Qualquer estratégia, quaisquer medidas, têm que ter em conta a nova realidade imposta pelas alterações climáticas e pela condição sociodemográfica dos territórios atingidos! E os territórios carecem de técnicos especializados, com competências específicas nas diversas áreas de intervenção, e os quais podem apoiar as populações, incentivando as parcerias locais, organizadas em rede, na montagem técnica, institucional e financeira dos projetos e iniciativas. Apoiar as dinâmicas locais, garantindo, por um lado, a articulação política ao nível interministerial, intersectorial e entre os diferentes níveis territoriais da administração e, por outro lado, disponibilizar as competências e os recursos técnicos e tecnológicos indispensáveis à conformação de projetos estruturantes. As instituições de ensino superior devem assumir um papel ativo e determinante, em particular no desenho e apoio a iniciativas formuladas pelas equipas técnicas multidisciplinares para apoio das populações, gestão e uso do solo, floresta e agricultura.

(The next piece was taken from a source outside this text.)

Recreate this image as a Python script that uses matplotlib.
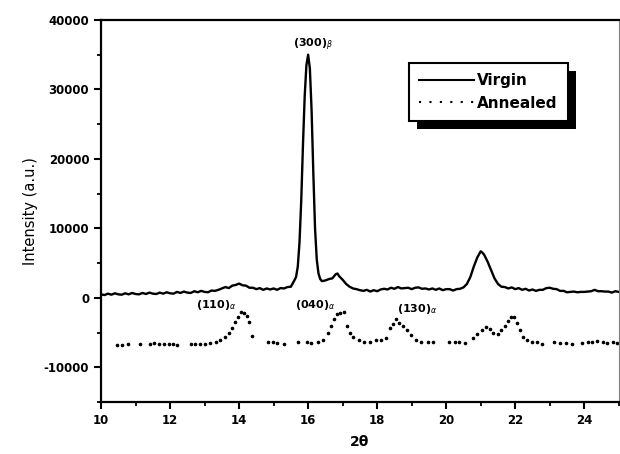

É preciso investir nos territórios. Na capacitação institucional, quer do ponto de vista técnico, quer no fomento e apoio às lideranças, sem o que não se pode esperar capacidade para implementar políticas e projetos, e muito menos dinamizar a mudança num quadro de absoluta desesperança; na articulação de políticas e de programas, evitando a sobreposição de intervenções e a dispersão de apoios; na adaptação urgente dos instrumentos às especificidades dos territórios, bem como à introdução de fatores de discriminação positiva nos contextos necessariamente mais frágeis; na promoção de plataformas de diálogo e de inovação nos processos de governança, adequado para a identificação e operacionalização de soluções ajustadas a problemáticas específicas dos territórios.